Calling SNPs/Indels with Omni-C data

Since Omni-C data exhibits similar coverage profile as standard Illumina PE libraries, we could use it for SNP calling. There are numerous tools available for SNP calling with Illumina data. Here, we will use GATK. To run GATK, first you need to create dict file for your reference genome as follows:

picard CreateSequenceDictionary  R=SALSA_OUT/scaffolds_FINAL.fasta O=assembly/chr20.p_ctg.dict

Then run GATK HaplotypeCaller as follows:

mkdir -p snps
~/software/gatk-4.1.5.0/gatk HaplotypeCaller -R SALSA_OUT/scaffolds_FINAL.fasta  -I ~/data/bams/alignment_scaffolds.bam -O snps/raw.g.vcf.gz  -ERC GVCF  --native-pair-hmm-threads 1 --max-alternate-alleles 3  -contamination 0  -L   scaffold_1:1-350000

HaplotypeCaller works well for Human Genome, but if you are working with non-human samples, then FreeBayes is a good alternative.
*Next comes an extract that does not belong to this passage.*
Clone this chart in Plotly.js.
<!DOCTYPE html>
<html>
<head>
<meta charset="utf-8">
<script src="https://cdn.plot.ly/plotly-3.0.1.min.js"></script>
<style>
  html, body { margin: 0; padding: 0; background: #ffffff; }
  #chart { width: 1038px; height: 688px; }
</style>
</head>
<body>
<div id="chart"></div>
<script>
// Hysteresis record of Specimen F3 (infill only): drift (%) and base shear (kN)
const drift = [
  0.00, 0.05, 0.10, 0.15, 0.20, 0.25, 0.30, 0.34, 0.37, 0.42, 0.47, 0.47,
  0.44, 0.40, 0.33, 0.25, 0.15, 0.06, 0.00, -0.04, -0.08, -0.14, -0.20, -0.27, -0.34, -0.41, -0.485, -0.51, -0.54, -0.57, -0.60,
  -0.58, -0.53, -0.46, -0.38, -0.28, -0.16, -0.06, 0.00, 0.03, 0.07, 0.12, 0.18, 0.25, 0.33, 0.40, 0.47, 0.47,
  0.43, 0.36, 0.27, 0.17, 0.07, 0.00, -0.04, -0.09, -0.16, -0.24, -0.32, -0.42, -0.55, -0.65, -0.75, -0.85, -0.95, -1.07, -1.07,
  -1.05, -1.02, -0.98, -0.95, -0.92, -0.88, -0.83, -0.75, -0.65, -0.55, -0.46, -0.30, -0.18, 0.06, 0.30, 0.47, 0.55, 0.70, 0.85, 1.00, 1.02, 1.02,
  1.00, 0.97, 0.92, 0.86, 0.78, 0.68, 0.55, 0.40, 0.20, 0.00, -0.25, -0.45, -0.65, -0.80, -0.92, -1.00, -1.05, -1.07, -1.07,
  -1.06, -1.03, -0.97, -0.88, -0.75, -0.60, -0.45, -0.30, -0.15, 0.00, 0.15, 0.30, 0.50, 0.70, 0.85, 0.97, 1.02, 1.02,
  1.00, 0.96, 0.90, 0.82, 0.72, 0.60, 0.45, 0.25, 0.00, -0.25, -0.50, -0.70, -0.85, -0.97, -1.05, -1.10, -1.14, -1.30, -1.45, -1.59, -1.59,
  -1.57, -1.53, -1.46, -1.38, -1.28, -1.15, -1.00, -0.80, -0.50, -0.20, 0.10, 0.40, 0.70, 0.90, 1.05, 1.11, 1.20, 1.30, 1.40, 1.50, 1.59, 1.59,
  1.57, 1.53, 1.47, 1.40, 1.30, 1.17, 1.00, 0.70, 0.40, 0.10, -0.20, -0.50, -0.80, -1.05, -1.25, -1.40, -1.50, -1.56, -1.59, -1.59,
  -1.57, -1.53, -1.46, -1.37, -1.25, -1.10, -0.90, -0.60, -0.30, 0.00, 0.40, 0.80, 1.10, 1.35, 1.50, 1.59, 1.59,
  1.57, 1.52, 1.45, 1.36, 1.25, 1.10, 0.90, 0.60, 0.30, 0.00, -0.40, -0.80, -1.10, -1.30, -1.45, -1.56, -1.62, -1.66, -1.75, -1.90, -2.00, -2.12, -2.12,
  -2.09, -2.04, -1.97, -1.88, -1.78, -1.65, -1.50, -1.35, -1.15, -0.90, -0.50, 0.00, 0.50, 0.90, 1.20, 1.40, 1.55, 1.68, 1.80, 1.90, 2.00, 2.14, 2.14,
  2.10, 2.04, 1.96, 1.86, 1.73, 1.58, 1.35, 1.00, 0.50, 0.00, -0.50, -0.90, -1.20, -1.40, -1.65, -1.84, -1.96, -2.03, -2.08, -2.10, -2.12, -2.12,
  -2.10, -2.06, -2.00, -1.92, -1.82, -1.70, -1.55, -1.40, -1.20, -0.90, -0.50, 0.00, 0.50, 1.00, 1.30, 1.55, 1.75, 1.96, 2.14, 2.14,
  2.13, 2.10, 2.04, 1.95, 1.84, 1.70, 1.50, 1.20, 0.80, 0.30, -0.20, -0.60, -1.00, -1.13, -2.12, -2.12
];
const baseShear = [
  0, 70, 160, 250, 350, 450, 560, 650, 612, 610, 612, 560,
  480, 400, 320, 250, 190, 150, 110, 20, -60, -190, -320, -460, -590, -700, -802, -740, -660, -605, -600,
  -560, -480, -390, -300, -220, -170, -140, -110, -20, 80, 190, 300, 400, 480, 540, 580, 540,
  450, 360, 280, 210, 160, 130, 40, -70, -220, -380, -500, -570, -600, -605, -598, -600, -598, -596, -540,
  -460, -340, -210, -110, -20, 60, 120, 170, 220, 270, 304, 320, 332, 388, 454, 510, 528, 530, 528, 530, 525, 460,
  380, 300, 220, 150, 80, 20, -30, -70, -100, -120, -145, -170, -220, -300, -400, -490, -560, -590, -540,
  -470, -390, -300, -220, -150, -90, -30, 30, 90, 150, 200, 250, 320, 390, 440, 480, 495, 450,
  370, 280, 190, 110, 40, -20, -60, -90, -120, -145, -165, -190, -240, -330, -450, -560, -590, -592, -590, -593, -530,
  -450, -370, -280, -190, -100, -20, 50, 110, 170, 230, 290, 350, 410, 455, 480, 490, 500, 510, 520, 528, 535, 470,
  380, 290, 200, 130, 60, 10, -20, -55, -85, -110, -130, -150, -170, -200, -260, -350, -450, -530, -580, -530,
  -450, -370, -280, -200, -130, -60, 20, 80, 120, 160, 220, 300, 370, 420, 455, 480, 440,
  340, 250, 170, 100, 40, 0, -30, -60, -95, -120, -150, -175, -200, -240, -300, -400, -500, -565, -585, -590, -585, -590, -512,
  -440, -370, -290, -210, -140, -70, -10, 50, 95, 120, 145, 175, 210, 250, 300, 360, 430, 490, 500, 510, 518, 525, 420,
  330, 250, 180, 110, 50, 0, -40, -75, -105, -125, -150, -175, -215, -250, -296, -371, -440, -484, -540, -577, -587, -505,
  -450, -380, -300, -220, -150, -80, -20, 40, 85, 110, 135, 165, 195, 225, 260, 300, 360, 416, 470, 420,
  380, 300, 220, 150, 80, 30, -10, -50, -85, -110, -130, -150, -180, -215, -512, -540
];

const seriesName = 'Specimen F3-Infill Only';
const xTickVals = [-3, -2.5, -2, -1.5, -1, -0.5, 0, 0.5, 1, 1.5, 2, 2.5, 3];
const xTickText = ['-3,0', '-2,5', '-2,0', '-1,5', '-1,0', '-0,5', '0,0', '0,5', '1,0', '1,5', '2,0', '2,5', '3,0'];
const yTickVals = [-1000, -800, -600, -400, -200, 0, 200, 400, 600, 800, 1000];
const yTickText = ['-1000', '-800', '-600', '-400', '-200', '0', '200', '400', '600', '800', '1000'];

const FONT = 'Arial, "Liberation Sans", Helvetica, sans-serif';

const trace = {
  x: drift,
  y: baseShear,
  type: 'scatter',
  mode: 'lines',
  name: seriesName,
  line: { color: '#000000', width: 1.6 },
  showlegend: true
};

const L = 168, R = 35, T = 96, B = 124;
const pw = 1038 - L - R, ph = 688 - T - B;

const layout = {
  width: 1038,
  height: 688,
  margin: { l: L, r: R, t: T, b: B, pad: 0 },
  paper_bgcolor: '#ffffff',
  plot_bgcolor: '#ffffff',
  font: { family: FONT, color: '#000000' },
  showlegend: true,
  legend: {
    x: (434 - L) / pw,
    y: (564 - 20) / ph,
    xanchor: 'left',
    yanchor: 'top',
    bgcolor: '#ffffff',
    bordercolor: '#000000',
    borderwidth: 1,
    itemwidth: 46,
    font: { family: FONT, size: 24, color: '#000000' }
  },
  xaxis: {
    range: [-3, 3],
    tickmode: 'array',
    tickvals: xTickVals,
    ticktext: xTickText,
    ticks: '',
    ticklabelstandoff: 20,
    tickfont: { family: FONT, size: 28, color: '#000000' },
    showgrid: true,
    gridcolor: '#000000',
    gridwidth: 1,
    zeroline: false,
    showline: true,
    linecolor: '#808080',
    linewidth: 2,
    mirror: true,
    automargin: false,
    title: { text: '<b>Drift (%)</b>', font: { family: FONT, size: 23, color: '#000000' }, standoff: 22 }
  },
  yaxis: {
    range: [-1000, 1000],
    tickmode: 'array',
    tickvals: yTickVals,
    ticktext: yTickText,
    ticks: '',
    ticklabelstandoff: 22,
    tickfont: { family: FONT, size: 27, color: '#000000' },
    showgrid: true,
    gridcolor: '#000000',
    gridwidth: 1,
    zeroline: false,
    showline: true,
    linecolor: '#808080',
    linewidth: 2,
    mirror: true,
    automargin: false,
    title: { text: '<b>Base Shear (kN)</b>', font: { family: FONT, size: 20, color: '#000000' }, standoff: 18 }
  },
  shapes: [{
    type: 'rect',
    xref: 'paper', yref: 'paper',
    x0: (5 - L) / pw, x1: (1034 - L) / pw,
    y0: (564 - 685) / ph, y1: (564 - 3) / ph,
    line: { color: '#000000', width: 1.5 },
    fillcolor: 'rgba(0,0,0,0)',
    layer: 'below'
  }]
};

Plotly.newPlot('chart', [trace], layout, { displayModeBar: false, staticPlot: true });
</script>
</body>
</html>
It's much faster than HaplotypeCaller and can further be parallelized.

Run Freebayes in parallel as follows

samtools faidx SALSA_OUT/scaffolds_FINAL.fasta
freebayes-parallel <(fasta_generate_regions.py SALSA_OUT/scaffolds_FINAL.fasta.fai 100000) 40 -f assembly/chr20.p_ctg.fasta ~/data/bams/alignment_scaffolds.bam  > snps/freebayes_variants.vcf

This should take around 15 minutes with 40 cores. If you want to run on a specific region, the command would be

freebayes -f SALSA_OUT/scaffolds_FINAL.fasta -r scaffold_1:1-350000 alignment_scaffolds.bam  > snps/small.vcf

If you have a set of regions defined as confident regions, you can use SelectVariants utility from gatk to extract variants just in that region.
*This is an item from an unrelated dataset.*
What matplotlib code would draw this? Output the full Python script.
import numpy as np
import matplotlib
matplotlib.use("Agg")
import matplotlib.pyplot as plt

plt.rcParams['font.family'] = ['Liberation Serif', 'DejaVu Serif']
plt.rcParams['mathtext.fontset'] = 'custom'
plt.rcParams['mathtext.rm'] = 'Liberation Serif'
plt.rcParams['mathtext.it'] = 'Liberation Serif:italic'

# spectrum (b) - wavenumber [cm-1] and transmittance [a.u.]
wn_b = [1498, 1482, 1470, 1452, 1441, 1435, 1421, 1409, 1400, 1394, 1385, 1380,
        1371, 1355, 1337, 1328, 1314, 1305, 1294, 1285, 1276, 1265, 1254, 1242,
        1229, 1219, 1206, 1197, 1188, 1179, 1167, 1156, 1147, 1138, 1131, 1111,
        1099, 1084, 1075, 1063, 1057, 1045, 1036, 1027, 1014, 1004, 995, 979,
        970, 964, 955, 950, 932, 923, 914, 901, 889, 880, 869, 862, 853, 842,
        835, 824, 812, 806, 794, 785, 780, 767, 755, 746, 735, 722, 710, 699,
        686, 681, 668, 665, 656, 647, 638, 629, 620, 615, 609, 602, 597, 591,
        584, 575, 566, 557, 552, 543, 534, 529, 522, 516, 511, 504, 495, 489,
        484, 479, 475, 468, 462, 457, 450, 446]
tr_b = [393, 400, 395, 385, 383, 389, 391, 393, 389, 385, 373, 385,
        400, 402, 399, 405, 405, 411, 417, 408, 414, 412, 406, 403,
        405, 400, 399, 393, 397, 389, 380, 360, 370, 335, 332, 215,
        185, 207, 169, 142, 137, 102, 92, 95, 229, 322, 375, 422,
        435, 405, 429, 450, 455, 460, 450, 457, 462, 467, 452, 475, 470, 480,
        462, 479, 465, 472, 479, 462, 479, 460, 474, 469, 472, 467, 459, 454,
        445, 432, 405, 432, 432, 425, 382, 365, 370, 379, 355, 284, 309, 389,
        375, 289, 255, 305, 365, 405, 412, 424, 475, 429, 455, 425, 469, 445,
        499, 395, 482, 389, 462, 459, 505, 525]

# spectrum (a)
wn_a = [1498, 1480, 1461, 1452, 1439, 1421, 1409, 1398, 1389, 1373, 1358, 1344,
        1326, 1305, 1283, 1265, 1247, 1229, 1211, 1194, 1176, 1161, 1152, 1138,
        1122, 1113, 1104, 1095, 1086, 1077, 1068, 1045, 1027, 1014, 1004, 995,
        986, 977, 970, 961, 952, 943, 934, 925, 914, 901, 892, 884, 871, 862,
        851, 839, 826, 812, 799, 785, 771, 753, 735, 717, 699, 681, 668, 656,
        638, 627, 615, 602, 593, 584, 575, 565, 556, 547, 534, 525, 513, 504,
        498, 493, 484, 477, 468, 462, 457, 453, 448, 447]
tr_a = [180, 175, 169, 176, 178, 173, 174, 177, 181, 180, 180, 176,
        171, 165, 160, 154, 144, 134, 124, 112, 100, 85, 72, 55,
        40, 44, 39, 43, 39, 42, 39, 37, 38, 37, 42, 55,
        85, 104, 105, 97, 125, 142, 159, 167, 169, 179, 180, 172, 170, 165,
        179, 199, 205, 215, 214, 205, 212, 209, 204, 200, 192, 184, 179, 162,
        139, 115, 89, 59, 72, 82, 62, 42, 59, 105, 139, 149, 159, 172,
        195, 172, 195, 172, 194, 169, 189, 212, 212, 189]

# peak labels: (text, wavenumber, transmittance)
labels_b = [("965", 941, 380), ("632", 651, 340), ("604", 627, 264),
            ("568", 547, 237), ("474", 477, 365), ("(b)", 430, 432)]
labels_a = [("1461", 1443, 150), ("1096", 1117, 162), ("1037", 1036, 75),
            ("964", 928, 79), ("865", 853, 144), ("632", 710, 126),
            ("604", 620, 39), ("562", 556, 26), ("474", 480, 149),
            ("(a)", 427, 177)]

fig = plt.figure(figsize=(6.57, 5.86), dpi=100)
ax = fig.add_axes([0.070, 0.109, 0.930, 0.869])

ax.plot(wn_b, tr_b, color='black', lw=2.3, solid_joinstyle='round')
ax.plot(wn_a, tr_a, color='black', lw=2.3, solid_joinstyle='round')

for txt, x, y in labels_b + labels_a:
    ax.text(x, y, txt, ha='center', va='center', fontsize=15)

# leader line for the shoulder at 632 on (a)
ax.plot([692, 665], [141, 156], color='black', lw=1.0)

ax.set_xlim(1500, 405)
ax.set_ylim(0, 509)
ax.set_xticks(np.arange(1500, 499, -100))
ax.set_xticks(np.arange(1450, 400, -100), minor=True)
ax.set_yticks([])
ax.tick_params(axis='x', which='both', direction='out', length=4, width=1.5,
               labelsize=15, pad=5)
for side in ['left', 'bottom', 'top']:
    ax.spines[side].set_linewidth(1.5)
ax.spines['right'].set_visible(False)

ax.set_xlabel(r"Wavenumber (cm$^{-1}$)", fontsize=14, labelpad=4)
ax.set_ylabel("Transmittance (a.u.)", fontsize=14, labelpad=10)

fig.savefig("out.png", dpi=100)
Phase SNPs with Omni-C data

Since Omni-C data has long-range links similar to Hi-C data, we can use that for chromosome-scale SNP phasing. The program we will use here is HapCUT2.

We will use HapCUT2 for haplotype phasing. This works only on SNPs/short indels, so we will filter Freebayes variants.

grep -E '^#|0/0|CHROM|1/1|0/1|1/0|0/2|2/0' snps/freebayes_variants.vcf > snps/freebayes_variants.filtered.vcf

After filtering, we will run HapCUT2.

mkdir -p hapcut
extractHAIRS --bam alignment.bam --VCF snps/freebayes_variants.filtered.vcf --hic 1 --out hapcut/fragments.txt
HAPCUT2 --fragments hapcut/fragments.txt --VCF snps/freebayes_variants.filtered.vcf --output hapcut/phasing.txt --hic 1

We have to make sure to set -hic flag to 1 since we are using Hi-C like data for phasing. This step is time consuming, but it will phase all the contigs end-to-end.